STATED GOAL
Omit every picture and return the rest of the data unaltered.

DATA SECTION
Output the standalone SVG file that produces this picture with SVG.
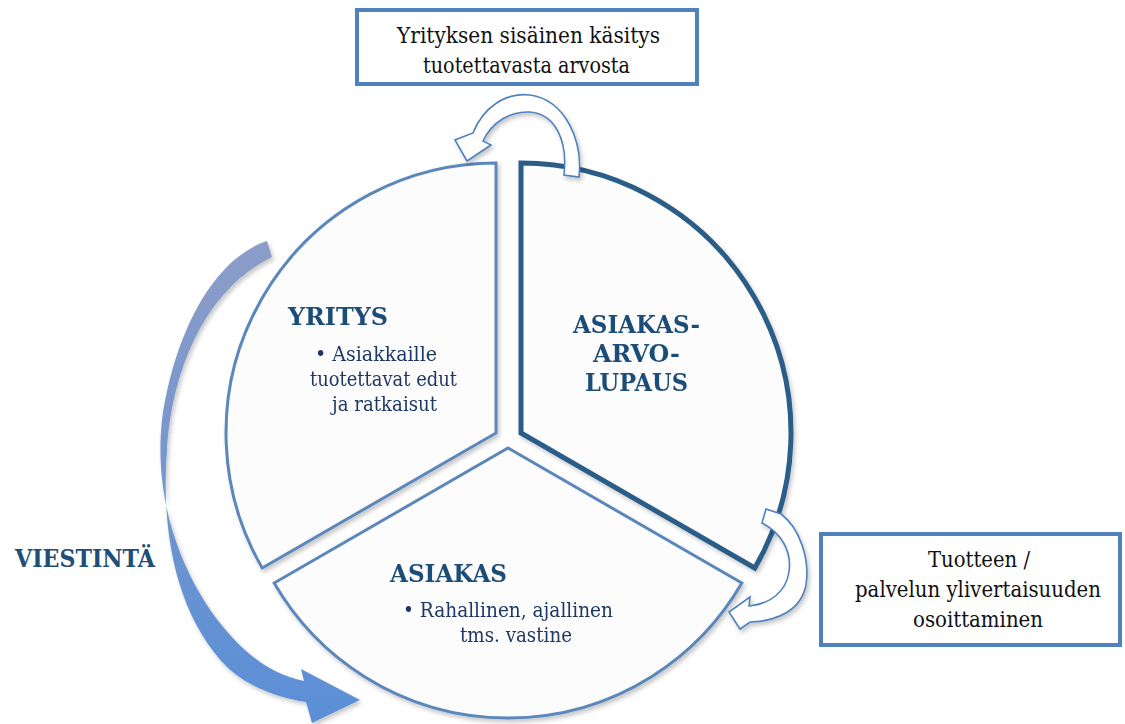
<svg xmlns="http://www.w3.org/2000/svg" width="1125" height="724" viewBox="0 0 1125 724">
  <defs>
    <style>
      .sector { fill: #fcfcfc; stroke: #5b87bb; stroke-width: 3; stroke-linejoin: miter; }
      .sector-dark { fill: #fcfcfc; stroke: #2b5d88; stroke-width: 5; stroke-linejoin: miter; }
      .box { fill: #ffffff; stroke: #4f81bd; stroke-width: 4; }
      .serif { font-family: "DejaVu Serif", "Liberation Serif", serif; }
      .box-text { font-size: 22px; fill: #111111; }
      .head { font-size: 23.5px; font-weight: bold; fill: #1f4e79; }
      .body { font-size: 20.5px; fill: #1f3864; }
      .loop { fill: #ffffff; stroke: #4f81bd; stroke-width: 1.6; stroke-linejoin: miter; }
    </style>
    <linearGradient id="flowGrad" gradientUnits="userSpaceOnUse" x1="0" y1="240" x2="0" y2="720">
      <stop offset="0" stop-color="#8c9dc8"/>
      <stop offset="0.5" stop-color="#7396cf"/>
      <stop offset="1" stop-color="#5a8fd6"/>
    </linearGradient>
    <filter id="soft" x="-10%" y="-10%" width="130%" height="130%">
      <feDropShadow dx="2" dy="3" stdDeviation="2" flood-color="#000000" flood-opacity="0.22"/>
    </filter>
  </defs>

  <rect width="1125" height="724" fill="#ffffff"/>

  <!-- three exploded segments of the value circle -->
  <g id="node-yritys" class="serif" filter="url(#soft)">
    <path class="sector" d="M 496 433 L 496 163 A 270 270 0 0 0 262.2 568 Z"/>
    <text class="head" x="288" y="325" textLength="100" lengthAdjust="spacingAndGlyphs">YRITYS</text>
    <text class="body" x="315" y="361" textLength="122" lengthAdjust="spacingAndGlyphs">• Asiakkaille</text>
    <text class="body" x="310" y="386" textLength="147" lengthAdjust="spacingAndGlyphs">tuotettavat edut</text>
    <text class="body" x="332" y="411" textLength="105" lengthAdjust="spacingAndGlyphs">ja ratkaisut</text>
  </g>

  <g id="node-lupaus" class="serif" filter="url(#soft)">
    <path class="sector-dark" d="M 521 433 L 521 163 A 270 270 0 0 1 754.8 568 Z"/>
    <text class="head" x="573" y="333" textLength="127" lengthAdjust="spacingAndGlyphs">ASIAKAS-</text>
    <text class="head" x="593" y="362" textLength="87" lengthAdjust="spacingAndGlyphs">ARVO-</text>
    <text class="head" x="585" y="391" textLength="103" lengthAdjust="spacingAndGlyphs">LUPAUS</text>
  </g>

  <g id="node-asiakas" class="serif" filter="url(#soft)">
    <path class="sector" d="M 508 448 L 741.8 583 A 270 270 0 0 1 274.2 583 Z"/>
    <text class="head" x="390" y="582" textLength="117" lengthAdjust="spacingAndGlyphs">ASIAKAS</text>
    <text class="body" x="403" y="617" textLength="210" lengthAdjust="spacingAndGlyphs">• Rahallinen, ajallinen</text>
    <text class="body" x="460" y="642" textLength="112" lengthAdjust="spacingAndGlyphs">tms. vastine</text>
  </g>

  <!-- text boxes -->
  <g id="node-box-top" class="serif">
    <rect class="box" x="357" y="10" width="340" height="74"/>
    <text class="box-text" x="397" y="43" textLength="263" lengthAdjust="spacingAndGlyphs">Yrityksen sisäinen käsitys</text>
    <text class="box-text" x="423" y="73" textLength="207" lengthAdjust="spacingAndGlyphs">tuotettavasta arvosta</text>
  </g>

  <g id="node-box-right" class="serif" text-anchor="middle">
    <rect class="box" x="821" y="534" width="299" height="111"/>
    <text class="box-text" x="979" y="567" textLength="102" lengthAdjust="spacingAndGlyphs">Tuotteen /</text>
    <text class="box-text" x="978" y="597" textLength="246" lengthAdjust="spacingAndGlyphs">palvelun ylivertaisuuden</text>
    <text class="box-text" x="978" y="627" textLength="130" lengthAdjust="spacingAndGlyphs">osoittaminen</text>
  </g>

  <g id="label-viestinta" class="serif">
    <text class="head" x="15" y="567" textLength="140" lengthAdjust="spacingAndGlyphs">VIESTINTÄ</text>
  </g>

  <!-- connectors -->
  <g id="connectors">
    <!-- communication sweep around the left side -->
    <path fill="url(#flowGrad)" filter="url(#soft)"
      d="M 267 241 C 215 258, 175 330, 162 420 C 152 510, 190 600, 245 650 C 265 668, 285 677, 304 681 L 301 669 L 360 700 L 312 723 L 306 702 C 280 698, 250 688, 228 668 C 180 620, 160 540, 167 450 C 172 370, 205 290, 272 257 Z"/>
    <!-- loop from promise back to company -->
    <path class="loop" filter="url(#soft)"
      d="M 579 177 C 583 140, 565 100, 530 95 C 505 92, 483 108, 473 133 L 455 140 L 467 161 L 491 145 L 483 141 C 492 122, 510 111, 530 112 C 555 114, 568 140, 564 175 Z"/>
    <!-- loop from promise down to customer -->
    <path class="loop" filter="url(#soft)"
      d="M 766 509 L 781 514 C 800 528, 810 560, 806 585 C 801 610, 778 621, 750 622 L 740 629 L 729 612 L 750 597 L 749 606 C 770 604, 786 592, 789 572 C 792 552, 782 533, 762 523 Z"/>
  </g>
</svg>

TASK OUTPUT
Output the standalone SVG file that produces this picture with SVG.
<svg xmlns="http://www.w3.org/2000/svg" width="1125" height="724" viewBox="0 0 1125 724">
  <defs>
    <style>
      .sector { fill: #fcfcfc; stroke: #5b87bb; stroke-width: 3; stroke-linejoin: miter; }
      .sector-dark { fill: #fcfcfc; stroke: #2b5d88; stroke-width: 5; stroke-linejoin: miter; }
      .box { fill: #ffffff; stroke: #4f81bd; stroke-width: 4; }
      .serif { font-family: "DejaVu Serif", "Liberation Serif", serif; }
      .box-text { font-size: 22px; fill: #111111; }
      .head { font-size: 23.5px; font-weight: bold; fill: #1f4e79; }
      .body { font-size: 20.5px; fill: #1f3864; }
      .loop { fill: #ffffff; stroke: #4f81bd; stroke-width: 1.6; stroke-linejoin: miter; }
    </style>
    <linearGradient id="flowGrad" gradientUnits="userSpaceOnUse" x1="0" y1="240" x2="0" y2="720">
      <stop offset="0" stop-color="#8c9dc8"/>
      <stop offset="0.5" stop-color="#7396cf"/>
      <stop offset="1" stop-color="#5a8fd6"/>
    </linearGradient>
    <filter id="soft" x="-10%" y="-10%" width="130%" height="130%">
      <feDropShadow dx="2" dy="3" stdDeviation="2" flood-color="#000000" flood-opacity="0.22"/>
    </filter>
  </defs>

  <rect width="1125" height="724" fill="#ffffff"/>

  <!-- three exploded segments of the value circle -->
  <g id="node-yritys" class="serif" filter="url(#soft)">
    <path class="sector" d="M 496 433 L 496 163 A 270 270 0 0 0 262.2 568 Z"/>
    <text class="head" x="288" y="325" textLength="100" lengthAdjust="spacingAndGlyphs">YRITYS</text>
    <text class="body" x="315" y="361" textLength="122" lengthAdjust="spacingAndGlyphs">• Asiakkaille</text>
    <text class="body" x="310" y="386" textLength="147" lengthAdjust="spacingAndGlyphs">tuotettavat edut</text>
    <text class="body" x="332" y="411" textLength="105" lengthAdjust="spacingAndGlyphs">ja ratkaisut</text>
  </g>

  <g id="node-lupaus" class="serif" filter="url(#soft)">
    <path class="sector-dark" d="M 521 433 L 521 163 A 270 270 0 0 1 754.8 568 Z"/>
    <text class="head" x="573" y="333" textLength="127" lengthAdjust="spacingAndGlyphs">ASIAKAS-</text>
    <text class="head" x="593" y="362" textLength="87" lengthAdjust="spacingAndGlyphs">ARVO-</text>
    <text class="head" x="585" y="391" textLength="103" lengthAdjust="spacingAndGlyphs">LUPAUS</text>
  </g>

  <g id="node-asiakas" class="serif" filter="url(#soft)">
    <path class="sector" d="M 508 448 L 741.8 583 A 270 270 0 0 1 274.2 583 Z"/>
    <text class="head" x="390" y="582" textLength="117" lengthAdjust="spacingAndGlyphs">ASIAKAS</text>
    <text class="body" x="403" y="617" textLength="210" lengthAdjust="spacingAndGlyphs">• Rahallinen, ajallinen</text>
    <text class="body" x="460" y="642" textLength="112" lengthAdjust="spacingAndGlyphs">tms. vastine</text>
  </g>

  <!-- text boxes -->
  <g id="node-box-top" class="serif">
    <rect class="box" x="357" y="10" width="340" height="74"/>
    <text class="box-text" x="397" y="43" textLength="263" lengthAdjust="spacingAndGlyphs">Yrityksen sisäinen käsitys</text>
    <text class="box-text" x="423" y="73" textLength="207" lengthAdjust="spacingAndGlyphs">tuotettavasta arvosta</text>
  </g>

  <g id="node-box-right" class="serif" text-anchor="middle">
    <rect class="box" x="821" y="534" width="299" height="111"/>
    <text class="box-text" x="979" y="567" textLength="102" lengthAdjust="spacingAndGlyphs">Tuotteen /</text>
    <text class="box-text" x="978" y="597" textLength="246" lengthAdjust="spacingAndGlyphs">palvelun ylivertaisuuden</text>
    <text class="box-text" x="978" y="627" textLength="130" lengthAdjust="spacingAndGlyphs">osoittaminen</text>
  </g>

  <g id="label-viestinta" class="serif">
    <text class="head" x="15" y="567" textLength="140" lengthAdjust="spacingAndGlyphs">VIESTINTÄ</text>
  </g>

  <!-- connectors -->
  <g id="connectors">
    <!-- communication sweep around the left side -->
    <path fill="url(#flowGrad)" filter="url(#soft)"
      d="M 267 241 C 215 258, 175 330, 162 420 C 152 510, 190 600, 245 650 C 265 668, 285 677, 304 681 L 301 669 L 360 700 L 312 723 L 306 702 C 280 698, 250 688, 228 668 C 180 620, 160 540, 167 450 C 172 370, 205 290, 272 257 Z"/>
    <!-- loop from promise back to company -->
    <path class="loop" filter="url(#soft)"
      d="M 579 177 C 583 140, 565 100, 530 95 C 505 92, 483 108, 473 133 L 455 140 L 467 161 L 491 145 L 483 141 C 492 122, 510 111, 530 112 C 555 114, 568 140, 564 175 Z"/>
    <!-- loop from promise down to customer -->
    <path class="loop" filter="url(#soft)"
      d="M 766 509 L 781 514 C 800 528, 810 560, 806 585 C 801 610, 778 621, 750 622 L 740 629 L 729 612 L 750 597 L 749 606 C 770 604, 786 592, 789 572 C 792 552, 782 533, 762 523 Z"/>
  </g>
</svg>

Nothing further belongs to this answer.